Insurers use different classifications for different types of businesses so that companies in less risky fields will pay less premium and vice versa. A little known (outside of the insurance industry) classification for an insured under a general liability policy is the so-called "lessor's risk only," or "LRO." The rate for this classification is far less than the standard rate for similar occupancy, such as office or mercantile.

The LRO rate is usually applicable, however, only if the insured occupies less than a certain portion of the building, such as 75%. Whatever portion of the building that the owner (lessor) occupies is classified at the usual rate for that occupancy. The portion occupied by tenants is rated at the LRO rate. That rate can be as low as 20% of the cost of the regular rate. Not all insurers offer this rate at all times.
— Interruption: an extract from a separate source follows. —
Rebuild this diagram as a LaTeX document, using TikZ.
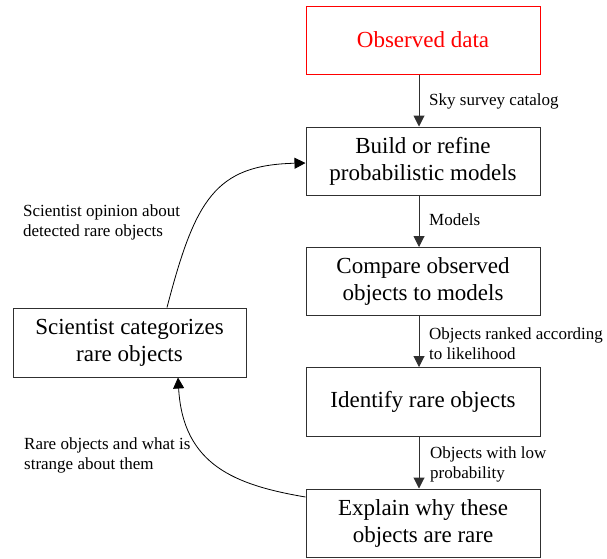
\documentclass[tikz,border=0pt]{standalone}
\usepackage{fontspec}
\setmainfont{Liberation Serif}
\usetikzlibrary{arrows.meta}
\definecolor{linegray}{HTML}{303030}
\begin{document}
\begin{tikzpicture}[x=1pt,y=-1pt,
  box/.style={draw=linegray, line width=1pt, minimum width=234pt, minimum height=68pt,
    inner sep=0pt, align=center, font=\fontsize{23}{27}\selectfont},
  lbl/.style={anchor=west, align=left, inner sep=0pt, font=\fontsize{17}{20}\selectfont},
  arr/.style={draw=linegray, line width=1pt, -{Triangle[width=11pt,length=11pt]}},
  crv/.style={draw=black, line width=0.8pt, -{Triangle[width=11pt,length=11pt]}}]
\useasboundingbox (0,0) rectangle (607,558);
\node[box, draw=red, text=red] (obs) at (423,40) {Observed data};
\node[box] (build) at (423,161) {Build or refine\\probabilistic models};
\node[box] (cmp) at (423,281.5) {Compare observed\\objects to models};
\node[box, minimum height=69pt] (ident) at (423,402) {Identify rare objects};
\node[box] (expl) at (423,523) {Explain why these\\objects are rare};
\node[box, minimum width=233pt, minimum height=69pt] (sci) at (129.5,342.5) {Scientist categorizes\\rare objects};

\draw[arr] ([xshift=-4pt]obs.south) -- ([xshift=-4pt]build.north);
\draw[arr] ([xshift=-4pt]build.south) -- ([xshift=-4pt]cmp.north);
\draw[arr] ([xshift=-4pt]cmp.south) -- ([xshift=-4pt]ident.north);
\draw[arr] ([xshift=-4pt]ident.south) -- ([xshift=-4pt]expl.north);

\draw[crv] ([xshift=37.5pt]sci.north) .. controls (195,200) and (215,165) .. ([yshift=-2pt]build.west);
\draw[crv] ([yshift=26pt]expl.west) .. controls (235,485) and (183,465) .. ([xshift=48.5pt]sci.south);

\node[lbl] (l1) at (429,101) {Sky survey catalog};
\node[lbl] (l2) at (429,220) {Models};
\node[lbl] (l3) at (429,344) {Objects ranked according\\to likelihood};
\node[lbl] (l4) at (430,464) {Objects with low\\probability};
\node[lbl] (l5) at (23,222.5) {Scientist opinion about\\detected rare objects};
\node[lbl] (l6) at (24,455) {Rare objects and what is\\strange about them};
\end{tikzpicture}
\end{document}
Insurers may be willing to provide such significant rate reductions because they understand that much of the liability risk in the leased portion of the property is picked up by the tenant's insurers. As a standard practice, a lessor should require a hold harmless or indemnity agreement from the tenant, evidence of liability insurance, and inclusion on the tenant's general liability policy as an additional insured. Some insurers may require these things as a condition of granting the lower LRO rate.

There are different ways this rating structure might apply depending on how your business is structured, type of business, number of locations, etc. If the lessor's risk only rate can apply to your business, the savings could be substantial.

One word of caution is in order, however. Some insurers have attempted to limit the scope of coverage of a liability insurance policy by claiming that a classification used to set premium limits coverage to the activities that are described in the classification. In one such case the classification used was LRO. The lawsuit came from former business partners and others. The insurer contended that the claim arose out of activities not related to lessors risk, which was true, but somehow that meant no coverage. The trial court agreed, but was reversed on appeal.